* Stated problem
Could you retype the lines below, starting at the line holding "Convert this chart" and stopping at the line holding "135.6, 143.8, 155];", inclusive? Copy them exactly and drop the images.

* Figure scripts
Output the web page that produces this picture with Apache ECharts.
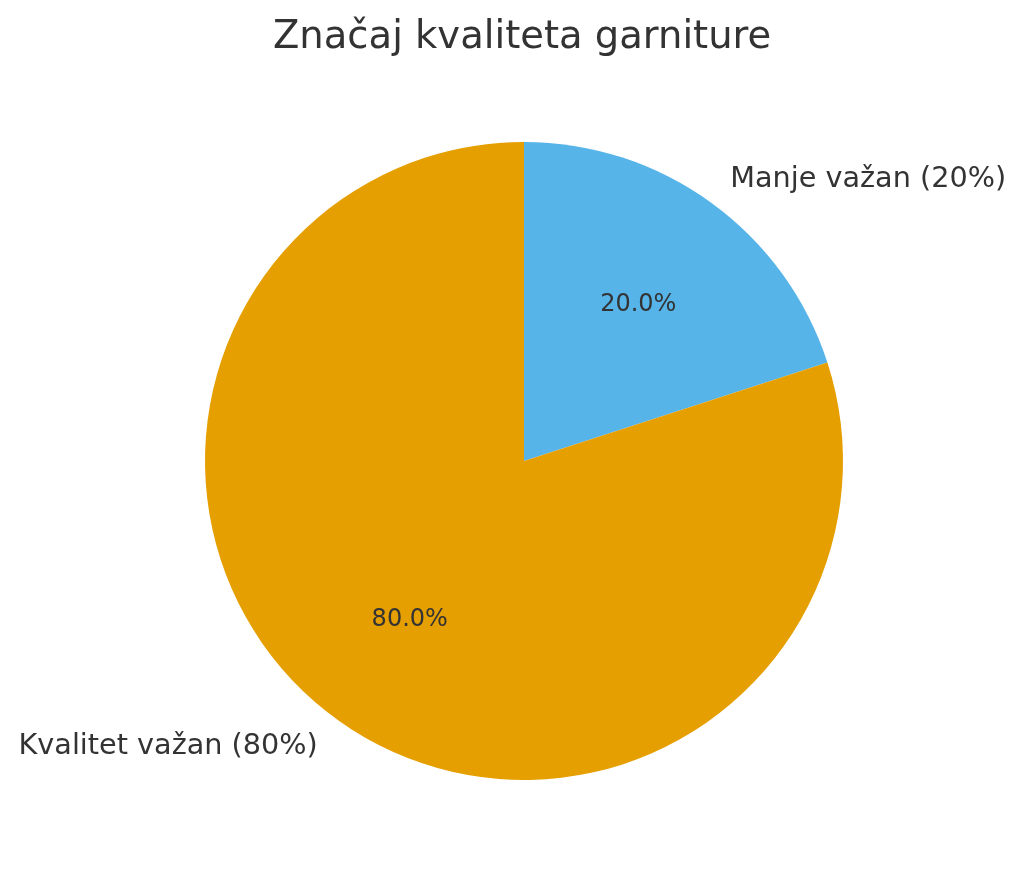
<!DOCTYPE html>
<html>
<head>
<meta charset="utf-8">
<style>
  html, body { margin: 0; padding: 0; background: #ffffff; }
  #chart { width: 1024px; height: 878px; }
</style>
<script src="https://cdn.jsdelivr.net/npm/echarts@6/dist/echarts.min.js"></script>
</head>
<body>
<div id="chart"></div>
<script>
const titleText = 'Značaj kvaliteta garniture';
const categories = ['Manje važan (20%)', 'Kvalitet važan (80%)'];
const values = [20, 80];
const colors = ['#56B4E9', '#E69F00'];

const FONT = 'DejaVu Sans';
const TEXT = '#333333';
const CX = 524, CY = 461, R = 319;

const chart = echarts.init(document.getElementById('chart'), null, { renderer: 'canvas' });

const dataOuter = categories.map((c, i) => ({ name: c, value: values[i], itemStyle: { color: colors[i] } }));
const dataInner = categories.map((c, i) => ({ name: c, value: values[i] }));

chart.setOption({
  animation: false,
  backgroundColor: '#ffffff',
  title: {
    text: titleText,
    left: 268,
    top: 13,
    padding: 5,
    textStyle: { fontFamily: FONT, fontSize: 38.5, fontWeight: 'normal', color: TEXT }
  },
  series: [
    {
      type: 'pie',
      center: [CX, CY],
      radius: [0, R],
      startAngle: 90,
      clockwise: true,
      avoidLabelOverlap: false,
      silent: true,
      data: dataOuter,
      itemStyle: { borderWidth: 0 },
      label: {
        show: true,
        position: 'outside',
        alignTo: 'none',
        distanceToLabelLine: 0,
        formatter: '{b}',
        fontFamily: FONT,
        fontSize: 28.7,
        color: TEXT,
        offset: [0, 2]
      },
      labelLine: { show: false, length: R * 0.1, length2: 0 }
    },
    {
      type: 'pie',
      center: [CX, CY],
      radius: [0, R * 1.2],
      startAngle: 90,
      clockwise: true,
      avoidLabelOverlap: false,
      silent: true,
      data: dataInner,
      itemStyle: { color: 'rgba(0,0,0,0)', borderWidth: 0 },
      label: {
        show: true,
        position: 'inside',
        formatter: p => p.percent.toFixed(1) + '%',
        fontFamily: FONT,
        fontSize: 24,
        color: TEXT,
        offset: [0, 1]
      },
      labelLine: { show: false }
    }
  ]
});
</script>
</body>
</html>
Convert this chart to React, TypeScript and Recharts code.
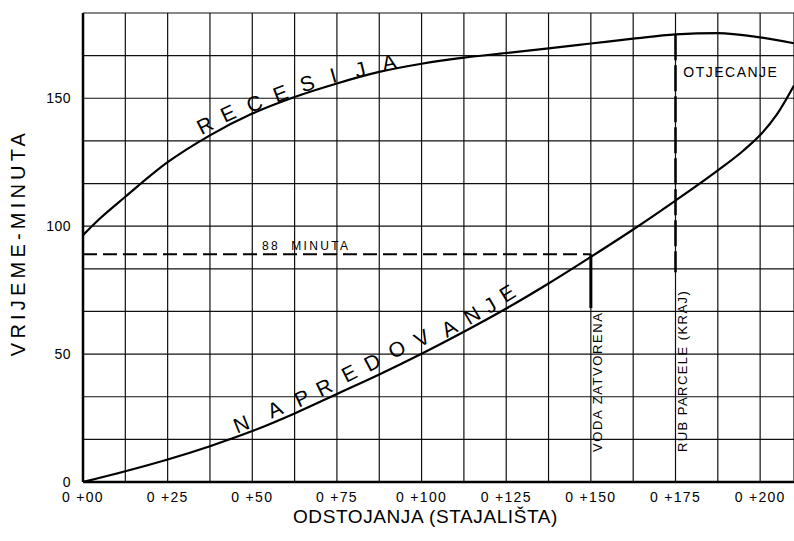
import React from 'react';
import { LineChart, Line, XAxis, YAxis, CartesianGrid, ReferenceLine, ReferenceDot, Label } from 'recharts';

// Grid / tick values
const xGridValues = [0, 12.5, 25, 37.5, 50, 62.5, 75, 87.5, 100, 112.5, 125, 137.5, 150, 162.5, 175, 187.5, 200];
const xLabelledValues = [0, 25, 50, 75, 100, 125, 150, 175, 200];
const xTickLabels = ['0 +00', '0 +25', '0 +50', '0 +75', '0 +100', '0 +125', '0 +150', '0 +175', '0 +200'];
const yGridValues = [0, 16.667, 33.333, 50, 66.667, 83.333, 100, 116.667, 133.333, 150, 166.667, 183.333];
const yLabelledValues = [0, 50, 100, 150];
const yTickLabels = ['0', '50', '100', '150'];

// Recession curve (RECESIJA)
const recessionX = [0, 5, 12.5, 25, 37.5, 50, 62.5, 75, 87.5, 100, 112.5, 125, 137.5, 150, 162.5, 175, 187.5, 200, 210];
const recessionY = [96.5, 103, 111.5, 125, 135.5, 144, 150.5, 155.8, 160.3, 163.5, 165.9, 167.7, 169.5, 171.4, 173.3, 175.0, 175.5, 173.8, 171.5];

// Advance curve (NAPREDOVANJE)
const advanceX = [0, 12.5, 25, 37.5, 50, 62.5, 75, 87.5, 100, 112.5, 125, 137.5, 150, 162.5, 175, 187.5, 195, 200, 205, 210];
const advanceY = [0, 4.2, 8.8, 14.0, 19.9, 26.8, 34.4, 42.0, 50.1, 58.7, 67.8, 77.6, 88.0, 98.7, 110.0, 121.8, 129.5, 135.6, 143.8, 155];

// Markers
const cutoffMinutes = 89;
const cutoffStation = 150;
const cutoffLow = 68;
const fieldEndStation = 175;
const fieldEndTop = 175.0;
const fieldEndLow = 82;

// Curve lettering
const recessionLetters = [
  { ch: 'R', x: 36.0, y: 139.5, a: -27 },
  { ch: 'E', x: 42.8, y: 144.1, a: -25 },
  { ch: 'C', x: 50.6, y: 148.0, a: -23 },
  { ch: 'E', x: 58.3, y: 152.0, a: -21 },
  { ch: 'S', x: 66.2, y: 155.9, a: -18 },
  { ch: 'I', x: 73.9, y: 159.0, a: -16 },
  { ch: 'J', x: 81.8, y: 161.3, a: -14 },
  { ch: 'A', x: 90.4, y: 164.1, a: -12 },
];
const advanceLetters = [
  { ch: 'N', x: 46.7, y: 22.7, a: -22 },
  { ch: 'A', x: 56.7, y: 28.5, a: -24 },
  { ch: 'P', x: 64.7, y: 32.8, a: -25 },
  { ch: 'R', x: 71.2, y: 37.1, a: -26 },
  { ch: 'E', x: 78.6, y: 42.6, a: -27 },
  { ch: 'D', x: 85.4, y: 46.9, a: -28 },
  { ch: 'O', x: 92.7, y: 52.0, a: -29 },
  { ch: 'V', x: 100.1, y: 56.3, a: -30 },
  { ch: 'A', x: 108.1, y: 60.2, a: -30 },
  { ch: 'N', x: 114.9, y: 65.2, a: -31 },
  { ch: 'J', x: 120.2, y: 69.1, a: -31 },
  { ch: 'E', x: 125.3, y: 73.8, a: -32 },
];

const recessionData = recessionX.map((x, i) => ({ x, y: recessionY[i] }));
const advanceData = advanceX.map((x, i) => ({ x, y: advanceY[i] }));

const FONT = '"Liberation Sans", Arial, sans-serif';

const fmtX = (v: number) => {
  const i = xLabelledValues.indexOf(v);
  return i >= 0 ? xTickLabels[i] : '';
};
const fmtY = (v: number) => {
  const i = yLabelledValues.findIndex((t) => Math.abs(t - v) < 0.01);
  return i >= 0 ? yTickLabels[i] : '';
};

const letterShape = (ch: string, a: number) => (p: any) => (
  <text
    x={p.cx}
    y={p.cy}
    textAnchor="middle"
    dominantBaseline="central"
    transform={`rotate(${a} ${p.cx} ${p.cy})`}
    style={{ fontFamily: FONT, fontSize: 21 }}
    fill="#000"
  >
    {ch}
  </text>
);

const verticalText = (txt: string, size: number, spacing: number) => (p: any) => (
  <text
    x={p.cx}
    y={p.cy}
    textAnchor="start"
    dominantBaseline="central"
    transform={`rotate(-90 ${p.cx} ${p.cy})`}
    style={{ fontFamily: FONT, fontSize: size, letterSpacing: spacing }}
    fill="#000"
  >
    {txt}
  </text>
);

const plainText = (txt: string, size: number, spacing: number) => (p: any) => (
  <text x={p.cx} y={p.cy} textAnchor="start" style={{ fontFamily: FONT, fontSize: size, letterSpacing: spacing }} fill="#000">
    {txt}
  </text>
);

export default function App() {
  return (
    <div style={{ position: 'absolute', left: 0, top: 0, width: 794, height: 541, background: '#fff' }}>
      <LineChart width={794} height={541} margin={{ top: 13, right: 0, bottom: 0, left: 0 }}>
        <CartesianGrid stroke="#111" strokeWidth={1.2} />
        <XAxis
          type="number"
          dataKey="x"
          domain={[0, 210]}
          ticks={xGridValues}
          interval={0}
          tickFormatter={fmtX}
          tickLine={false}
          tickSize={0}
          tickMargin={10}
          height={59}
          axisLine={{ stroke: '#000', strokeWidth: 2.5 }}
          tick={{ fill: '#000', fontSize: 14, fontFamily: FONT, letterSpacing: 1.3 }}
          allowDataOverflow
        >
          <Label
            content={(p: any) => {
              const vb = p.viewBox;
              return (
                <text
                  x={vb.x + vb.width / 2 - 13}
                  y={vb.y + 41}
                  textAnchor="middle"
                  style={{ fontFamily: FONT, fontSize: 19, letterSpacing: 0.6 }}
                  fill="#000"
                >
                  ODSTOJANJA (STAJALIŠTA)
                </text>
              );
            }}
          />
        </XAxis>
        <YAxis
          type="number"
          dataKey="y"
          domain={[0, 183.333]}
          ticks={yGridValues}
          interval={0}
          tickFormatter={fmtY}
          tickLine={false}
          tickSize={0}
          tickMargin={12}
          width={83}
          axisLine={{ stroke: '#000', strokeWidth: 2.5 }}
          tick={{ fill: '#000', fontSize: 14, fontFamily: FONT, letterSpacing: 0.5 }}
          allowDataOverflow
        >
          <Label
            content={(p: any) => {
              const vb = p.viewBox;
              const cx = vb.x + 18;
              const cy = vb.y + vb.height / 2 - 5;
              return (
                <text
                  x={cx}
                  y={cy}
                  textAnchor="middle"
                  dominantBaseline="central"
                  transform={`rotate(-90 ${cx} ${cy})`}
                  style={{ fontFamily: FONT, fontSize: 20, letterSpacing: 4.2 }}
                  fill="#000"
                >
                  VRIJEME-MINUTA
                </text>
              );
            }}
          />
        </YAxis>

        <ReferenceLine
          segment={[{ x: 0, y: cutoffMinutes }, { x: cutoffStation, y: cutoffMinutes }]}
          stroke="#000"
          strokeWidth={2}
          strokeDasharray="14 6"
        />
        <ReferenceLine
          segment={[{ x: cutoffStation, y: cutoffMinutes }, { x: cutoffStation, y: cutoffLow }]}
          stroke="#000"
          strokeWidth={3}
        />
        <ReferenceLine
          segment={[{ x: fieldEndStation, y: fieldEndTop }, { x: fieldEndStation, y: fieldEndLow }]}
          stroke="#000"
          strokeWidth={2.5}
          strokeDasharray="26 5"
        />

        <Line
          data={recessionData}
          dataKey="y"
          type="monotone"
          stroke="#000"
          strokeWidth={2.2}
          dot={false}
          isAnimationActive={false}
        />
        <Line
          data={advanceData}
          dataKey="y"
          type="monotone"
          stroke="#000"
          strokeWidth={2.2}
          dot={false}
          isAnimationActive={false}
        />

        {recessionLetters.map((l, i) => (
          <ReferenceDot key={'r' + i} x={l.x} y={l.y} r={0} shape={letterShape(l.ch, l.a)} />
        ))}
        {advanceLetters.map((l, i) => (
          <ReferenceDot key={'a' + i} x={l.x} y={l.y} r={0} shape={letterShape(l.ch, l.a)} />
        ))}

        <ReferenceDot x={52.9} y={90.6} r={0} shape={plainText('88\u00a0\u00a0MINUTA', 12, 2.3)} />
        <ReferenceDot x={177.3} y={158.2} r={0} shape={plainText('OTJECANJE', 14, 1.5)} />
        <ReferenceDot x={152.1} y={11.7} r={0} shape={verticalText('VODA ZATVORENA', 13, 1.6)} />
        <ReferenceDot x={177.0} y={11.7} r={0} shape={verticalText('RUB PARCELE (KRAJ)', 13, 1.45)} />
      </LineChart>
    </div>
  );
}
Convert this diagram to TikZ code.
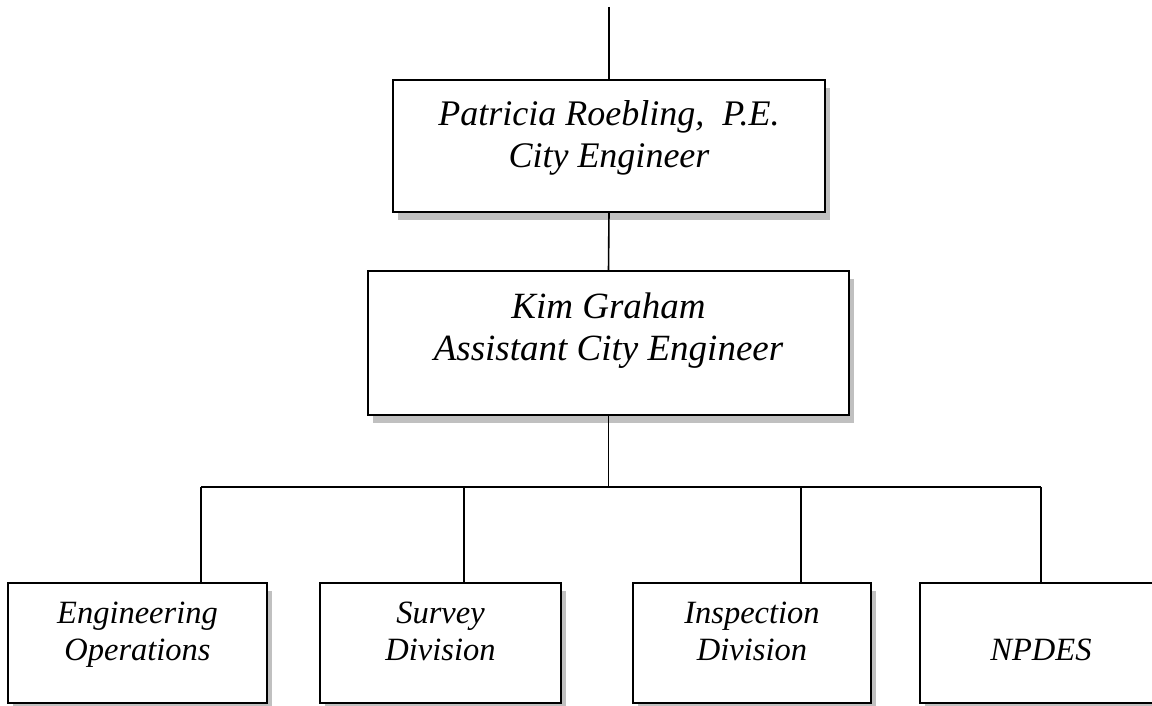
\documentclass[tikz,border=0pt]{standalone}
\usepackage{fontspec}
\setmainfont{Liberation Serif}
\usetikzlibrary{shadows}
\definecolor{shade}{RGB}{192,192,192}
% #1 width, #2 height, #3 first baseline from top, #4 font size, #5 baseline skip, #6 text
\newcommand{\boxtxt}[6]{%
  \vbox to #2{\hsize=#1\relax\fontsize{#4}{#5}\selectfont\itshape
    \lineskiplimit=-100pt\relax\parskip=0pt\relax\parindent=0pt\relax
    \centering\leavevmode\vrule height #3 depth 0pt width 0pt\relax #6\par\vss}}
\tikzset{
  orgbox/.style={draw=black, line width=2pt, fill=white, inner sep=0pt, outer sep=0pt,
    drop shadow={shadow xshift=5pt, shadow yshift=-8pt, fill=shade, opacity=1}},
  link/.style={line width=1.6pt, draw=black}
}
\begin{document}
\begin{tikzpicture}[x=1pt, y=-1pt]
\useasboundingbox (0,0) rectangle (1152,706);
\clip (0,0) rectangle (1152,706);
% boxes
\node[orgbox] (ce) at (609,146)
  {\boxtxt{432pt}{132pt}{45pt}{36pt}{42pt}{Patricia Roebling,\ \ P.E.\\City Engineer}};
\node[orgbox] (ace) at (608.5,343)
  {\boxtxt{481pt}{144pt}{47pt}{37pt}{42.5pt}{Kim Graham\\Assistant City Engineer}};
\node[orgbox] (b1) at (137.5,643)
  {\boxtxt{259pt}{120pt}{40pt}{32.5pt}{37pt}{Engineering\\Operations}};
\node[orgbox] (b2) at (440.5,643)
  {\boxtxt{241pt}{120pt}{40pt}{32.5pt}{37pt}{Survey\\Division}};
\node[orgbox] (b3) at (752,643)
  {\boxtxt{238pt}{120pt}{40pt}{32.5pt}{37pt}{Inspection\\Division}};
\node[orgbox] (b4) at (1041,643)
  {\boxtxt{242pt}{120pt}{40pt}{32.5pt}{37pt}{\mbox{}\\NPDES}};
% connectors
\coordinate (top) at (609,7);
\coordinate (bus) at (608.5,487);
\coordinate (j1) at (201,487);
\coordinate (j2) at (464,487);
\coordinate (j3) at (801,487);
\coordinate (j4) at (1041,487);
\draw[link] (top) -- (ce.north);
\draw[link] (ce.south) -- (ace.north);
\draw[link] (ace.south) -- (bus);
\draw[link] (j1) -- (j4);
\draw[link] (j1) -- (j1 |- b1.north);
\draw[link] (j2) -- (j2 |- b2.north);
\draw[link] (j3) -- (j3 |- b3.north);
\draw[link] (j4) -- (j4 |- b4.north);
\end{tikzpicture}
\end{document}
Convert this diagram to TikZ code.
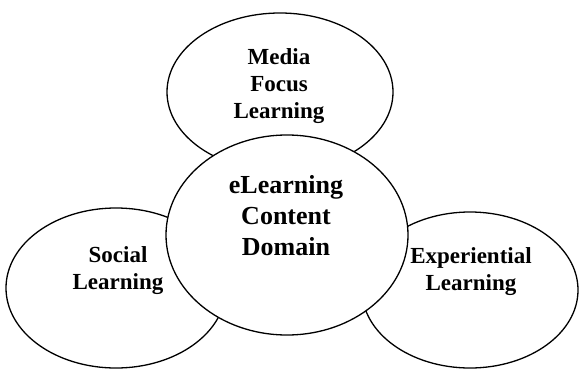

* Worked solution
Convert this chart to React, TypeScript and Recharts code.
import React from 'react';
import { LineChart, Line, XAxis, YAxis, CartesianGrid, ReferenceLine, ReferenceDot, Label } from 'recharts';

// Grid / tick values
const xGridValues = [0, 12.5, 25, 37.5, 50, 62.5, 75, 87.5, 100, 112.5, 125, 137.5, 150, 162.5, 175, 187.5, 200];
const xLabelledValues = [0, 25, 50, 75, 100, 125, 150, 175, 200];
const xTickLabels = ['0 +00', '0 +25', '0 +50', '0 +75', '0 +100', '0 +125', '0 +150', '0 +175', '0 +200'];
const yGridValues = [0, 16.667, 33.333, 50, 66.667, 83.333, 100, 116.667, 133.333, 150, 166.667, 183.333];
const yLabelledValues = [0, 50, 100, 150];
const yTickLabels = ['0', '50', '100', '150'];

// Recession curve (RECESIJA)
const recessionX = [0, 5, 12.5, 25, 37.5, 50, 62.5, 75, 87.5, 100, 112.5, 125, 137.5, 150, 162.5, 175, 187.5, 200, 210];
const recessionY = [96.5, 103, 111.5, 125, 135.5, 144, 150.5, 155.8, 160.3, 163.5, 165.9, 167.7, 169.5, 171.4, 173.3, 175.0, 175.5, 173.8, 171.5];

// Advance curve (NAPREDOVANJE)
const advanceX = [0, 12.5, 25, 37.5, 50, 62.5, 75, 87.5, 100, 112.5, 125, 137.5, 150, 162.5, 175, 187.5, 195, 200, 205, 210];
const advanceY = [0, 4.2, 8.8, 14.0, 19.9, 26.8, 34.4, 42.0, 50.1, 58.7, 67.8, 77.6, 88.0, 98.7, 110.0, 121.8, 129.5, 135.6, 143.8, 155];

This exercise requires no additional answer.